I think we massively underestimate just how much one simple fact, the absurd explosion of housing costs, have contributed to this. Take that away and just about everyone would have this kind of freedom. Look at just the gaming industry for example. Practically any great game from the past decade you can name was made in Europe or Japan; places that have kept these costs low relative to the rest of the West. When you don't have everyone terrified about how they're going to make rent next month, it frees up literally everything else. You can take these random walks and experiment when the cost of your existence doesn't necessitate bringing in huge amounts of income.
Instead of the efficient allocation of capital we have wealth transfers from producers and consumers to a financial rentier class that produces nothing. This class, which effectively owns the government and plans the economy, is responsible for not only high housing costs but high healthcare costs as well. It is gradually cannibalizing the rest of the economy and turning the population into debt slaves.
This is the real road to serfdom, which Hayek missed.
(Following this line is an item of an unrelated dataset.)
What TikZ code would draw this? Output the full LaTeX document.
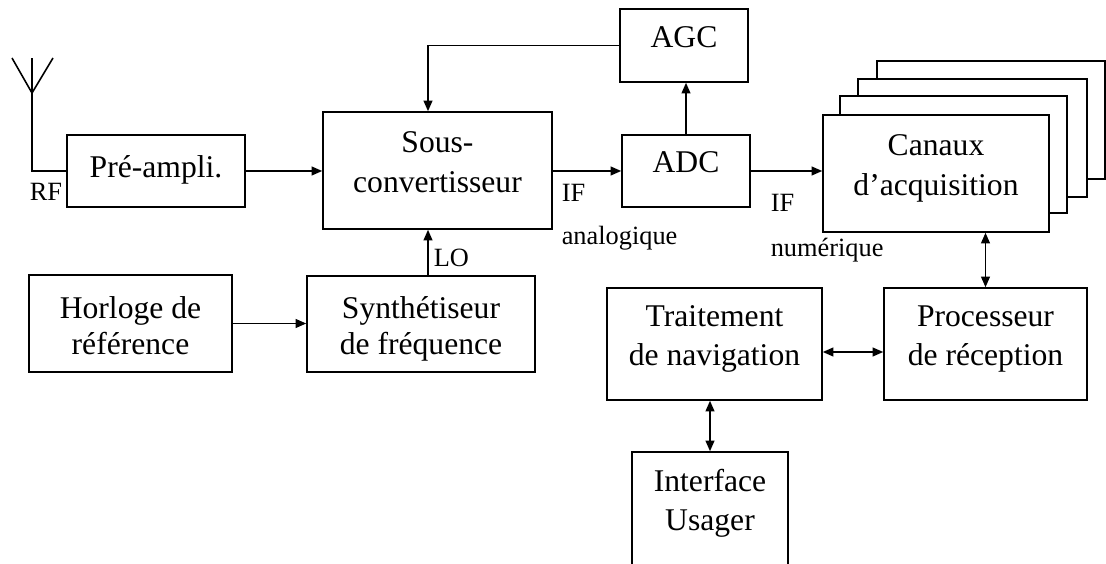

In the UK at least, researchers have many options for research fellowships of 3-5 years, paid, many with total academic freedom to do whatever you like
My partner just got accepted to one after spending 3 months applying to 5 fellowships — an 8% ratio of application:research time.
In an Oxford or Cambridge college, you're working, eating and (for younger fellows) living in college with many other smart people. Sounds like a lot of cross-pollination of ideas happens there.
Perhaps in theory. But surely you're not going to get the next fellowship (or other academic role) unless you have shown some demonstrable output at the end of this one? That's still at least some level of pressure to try something safer but incremental rather than risky but potentially groundbreaking.
The UK seems considerably better (much less bureaucracy and fewer hours of teaching) but still, you probably need to do reports and stuff on top of the grant applications.